[Stored records]
>>>

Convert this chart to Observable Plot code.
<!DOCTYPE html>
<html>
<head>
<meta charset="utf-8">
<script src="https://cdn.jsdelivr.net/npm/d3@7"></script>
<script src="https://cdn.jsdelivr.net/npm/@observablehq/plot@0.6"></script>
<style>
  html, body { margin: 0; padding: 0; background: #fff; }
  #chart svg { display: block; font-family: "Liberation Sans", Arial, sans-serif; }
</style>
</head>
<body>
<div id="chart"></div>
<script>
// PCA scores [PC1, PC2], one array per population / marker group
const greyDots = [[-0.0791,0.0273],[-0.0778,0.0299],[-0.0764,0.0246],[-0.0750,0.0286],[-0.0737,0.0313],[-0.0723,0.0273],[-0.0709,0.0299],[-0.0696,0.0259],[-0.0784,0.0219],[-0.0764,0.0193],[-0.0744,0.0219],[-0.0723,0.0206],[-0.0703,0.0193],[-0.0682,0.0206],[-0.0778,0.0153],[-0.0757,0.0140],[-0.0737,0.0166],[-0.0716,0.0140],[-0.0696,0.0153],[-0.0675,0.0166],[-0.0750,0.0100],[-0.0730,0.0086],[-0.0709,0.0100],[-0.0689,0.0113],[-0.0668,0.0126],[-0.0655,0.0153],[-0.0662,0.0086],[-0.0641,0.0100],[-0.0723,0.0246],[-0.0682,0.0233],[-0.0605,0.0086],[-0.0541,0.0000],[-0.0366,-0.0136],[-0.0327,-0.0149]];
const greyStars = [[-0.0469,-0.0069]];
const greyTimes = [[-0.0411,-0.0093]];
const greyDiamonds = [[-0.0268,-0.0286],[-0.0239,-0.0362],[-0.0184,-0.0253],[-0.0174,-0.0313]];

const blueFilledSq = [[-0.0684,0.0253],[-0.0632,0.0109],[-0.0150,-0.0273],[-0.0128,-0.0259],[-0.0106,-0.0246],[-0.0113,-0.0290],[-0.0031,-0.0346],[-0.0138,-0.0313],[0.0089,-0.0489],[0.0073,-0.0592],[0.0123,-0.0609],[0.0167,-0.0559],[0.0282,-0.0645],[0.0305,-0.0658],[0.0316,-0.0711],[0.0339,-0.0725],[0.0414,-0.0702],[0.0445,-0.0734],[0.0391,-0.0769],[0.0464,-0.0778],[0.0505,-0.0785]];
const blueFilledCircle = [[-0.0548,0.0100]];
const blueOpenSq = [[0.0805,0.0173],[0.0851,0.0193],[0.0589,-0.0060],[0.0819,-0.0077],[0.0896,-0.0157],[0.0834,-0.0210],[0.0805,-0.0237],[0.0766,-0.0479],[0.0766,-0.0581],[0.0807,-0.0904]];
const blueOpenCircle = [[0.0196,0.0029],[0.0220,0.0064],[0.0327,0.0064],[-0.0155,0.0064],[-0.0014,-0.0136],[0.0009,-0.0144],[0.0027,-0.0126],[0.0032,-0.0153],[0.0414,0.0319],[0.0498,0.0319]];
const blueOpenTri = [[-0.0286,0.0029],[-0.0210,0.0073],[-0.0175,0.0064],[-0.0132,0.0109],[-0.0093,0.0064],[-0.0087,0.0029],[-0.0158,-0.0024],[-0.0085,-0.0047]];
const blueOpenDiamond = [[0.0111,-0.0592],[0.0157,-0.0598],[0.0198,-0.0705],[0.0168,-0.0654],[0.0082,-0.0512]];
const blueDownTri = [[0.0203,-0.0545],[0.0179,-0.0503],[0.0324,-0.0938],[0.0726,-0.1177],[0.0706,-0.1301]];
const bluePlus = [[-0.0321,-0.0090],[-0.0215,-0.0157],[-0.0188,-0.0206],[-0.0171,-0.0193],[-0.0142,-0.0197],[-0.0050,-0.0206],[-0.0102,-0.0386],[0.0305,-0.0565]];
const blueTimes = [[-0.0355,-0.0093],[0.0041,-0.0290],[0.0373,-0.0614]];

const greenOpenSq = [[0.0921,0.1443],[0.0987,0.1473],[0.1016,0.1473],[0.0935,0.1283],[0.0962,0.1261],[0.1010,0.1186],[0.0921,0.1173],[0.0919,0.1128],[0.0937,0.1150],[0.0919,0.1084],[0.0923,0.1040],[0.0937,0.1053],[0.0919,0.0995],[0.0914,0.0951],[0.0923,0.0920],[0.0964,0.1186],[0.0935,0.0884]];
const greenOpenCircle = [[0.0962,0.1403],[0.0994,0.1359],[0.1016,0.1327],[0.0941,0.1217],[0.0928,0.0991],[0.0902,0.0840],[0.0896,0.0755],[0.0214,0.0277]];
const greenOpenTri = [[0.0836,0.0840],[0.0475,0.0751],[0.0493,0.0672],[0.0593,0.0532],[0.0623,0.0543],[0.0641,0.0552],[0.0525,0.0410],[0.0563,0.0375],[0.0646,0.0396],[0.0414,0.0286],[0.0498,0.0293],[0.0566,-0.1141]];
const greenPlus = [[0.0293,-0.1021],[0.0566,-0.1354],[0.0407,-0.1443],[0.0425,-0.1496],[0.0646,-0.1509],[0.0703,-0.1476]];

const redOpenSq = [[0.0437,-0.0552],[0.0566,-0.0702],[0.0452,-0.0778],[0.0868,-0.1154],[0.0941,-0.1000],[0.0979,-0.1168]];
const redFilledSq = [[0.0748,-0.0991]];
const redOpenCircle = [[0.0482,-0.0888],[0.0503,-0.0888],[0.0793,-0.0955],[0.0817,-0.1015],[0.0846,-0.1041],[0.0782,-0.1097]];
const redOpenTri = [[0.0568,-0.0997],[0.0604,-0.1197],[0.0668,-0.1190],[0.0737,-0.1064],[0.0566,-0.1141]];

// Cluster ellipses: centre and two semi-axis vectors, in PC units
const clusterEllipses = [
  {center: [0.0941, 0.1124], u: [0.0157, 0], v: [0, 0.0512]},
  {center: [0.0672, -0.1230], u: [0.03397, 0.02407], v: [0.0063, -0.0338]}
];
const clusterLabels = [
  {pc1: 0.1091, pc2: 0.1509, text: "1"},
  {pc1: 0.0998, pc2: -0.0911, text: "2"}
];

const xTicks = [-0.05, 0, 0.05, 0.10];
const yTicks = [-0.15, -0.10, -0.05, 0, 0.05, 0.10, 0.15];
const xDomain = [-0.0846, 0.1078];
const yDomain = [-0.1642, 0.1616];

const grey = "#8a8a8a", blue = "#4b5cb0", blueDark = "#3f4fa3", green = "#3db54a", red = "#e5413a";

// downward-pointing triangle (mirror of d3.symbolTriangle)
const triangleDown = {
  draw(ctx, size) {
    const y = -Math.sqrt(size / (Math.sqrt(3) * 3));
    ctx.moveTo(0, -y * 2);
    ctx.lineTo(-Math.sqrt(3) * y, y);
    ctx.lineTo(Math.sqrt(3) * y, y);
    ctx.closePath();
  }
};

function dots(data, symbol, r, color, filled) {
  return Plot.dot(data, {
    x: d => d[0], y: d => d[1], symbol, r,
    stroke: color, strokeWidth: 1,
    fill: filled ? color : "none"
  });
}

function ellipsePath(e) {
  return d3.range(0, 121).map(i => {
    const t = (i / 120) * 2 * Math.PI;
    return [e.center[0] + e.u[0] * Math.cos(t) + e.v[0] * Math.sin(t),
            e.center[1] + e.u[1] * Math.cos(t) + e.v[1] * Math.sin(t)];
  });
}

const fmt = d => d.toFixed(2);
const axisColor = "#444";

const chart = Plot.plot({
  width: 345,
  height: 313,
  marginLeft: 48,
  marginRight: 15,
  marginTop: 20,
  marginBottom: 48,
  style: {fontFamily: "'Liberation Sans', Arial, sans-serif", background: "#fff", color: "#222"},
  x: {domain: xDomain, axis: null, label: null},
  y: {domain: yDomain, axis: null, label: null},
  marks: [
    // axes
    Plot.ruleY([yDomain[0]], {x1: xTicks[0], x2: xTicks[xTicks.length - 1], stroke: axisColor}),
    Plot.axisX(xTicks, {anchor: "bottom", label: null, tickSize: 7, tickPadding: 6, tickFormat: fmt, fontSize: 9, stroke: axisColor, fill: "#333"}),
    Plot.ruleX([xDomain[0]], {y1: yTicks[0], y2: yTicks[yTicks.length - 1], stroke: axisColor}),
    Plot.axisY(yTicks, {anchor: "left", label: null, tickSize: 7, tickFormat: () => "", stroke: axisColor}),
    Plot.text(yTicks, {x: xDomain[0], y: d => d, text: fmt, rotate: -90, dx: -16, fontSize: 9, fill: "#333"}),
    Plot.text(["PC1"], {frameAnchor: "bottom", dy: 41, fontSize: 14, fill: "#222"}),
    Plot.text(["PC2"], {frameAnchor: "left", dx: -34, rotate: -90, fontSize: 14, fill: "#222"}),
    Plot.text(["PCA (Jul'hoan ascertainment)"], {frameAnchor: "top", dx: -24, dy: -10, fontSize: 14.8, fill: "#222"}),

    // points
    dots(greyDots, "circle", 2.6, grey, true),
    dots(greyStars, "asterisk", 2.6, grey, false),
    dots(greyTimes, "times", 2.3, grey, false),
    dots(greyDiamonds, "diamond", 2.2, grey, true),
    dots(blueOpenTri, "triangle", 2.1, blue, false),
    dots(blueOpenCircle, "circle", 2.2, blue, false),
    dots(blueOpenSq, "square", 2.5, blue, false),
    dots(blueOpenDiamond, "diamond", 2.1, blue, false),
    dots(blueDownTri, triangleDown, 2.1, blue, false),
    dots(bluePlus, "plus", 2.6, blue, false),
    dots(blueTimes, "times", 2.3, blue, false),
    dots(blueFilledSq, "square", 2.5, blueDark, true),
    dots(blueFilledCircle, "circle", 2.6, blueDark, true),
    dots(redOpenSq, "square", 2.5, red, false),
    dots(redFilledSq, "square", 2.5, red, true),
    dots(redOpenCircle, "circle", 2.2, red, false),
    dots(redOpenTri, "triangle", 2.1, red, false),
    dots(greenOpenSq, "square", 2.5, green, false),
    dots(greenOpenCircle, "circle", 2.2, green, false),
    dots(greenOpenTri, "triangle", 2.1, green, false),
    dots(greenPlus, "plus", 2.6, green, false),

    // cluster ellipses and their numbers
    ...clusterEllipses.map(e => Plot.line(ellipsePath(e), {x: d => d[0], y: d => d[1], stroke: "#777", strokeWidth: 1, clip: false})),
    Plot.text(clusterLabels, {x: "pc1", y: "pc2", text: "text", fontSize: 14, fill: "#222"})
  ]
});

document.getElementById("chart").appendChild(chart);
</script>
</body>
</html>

<<<
>>>

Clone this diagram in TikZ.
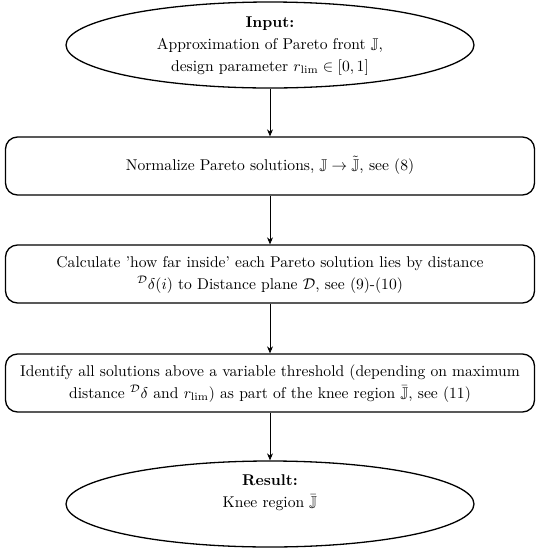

<<<

[What the task asks]
Tally how many lines of the records hold the word "this". Answer with the number only.

[Complete output]
2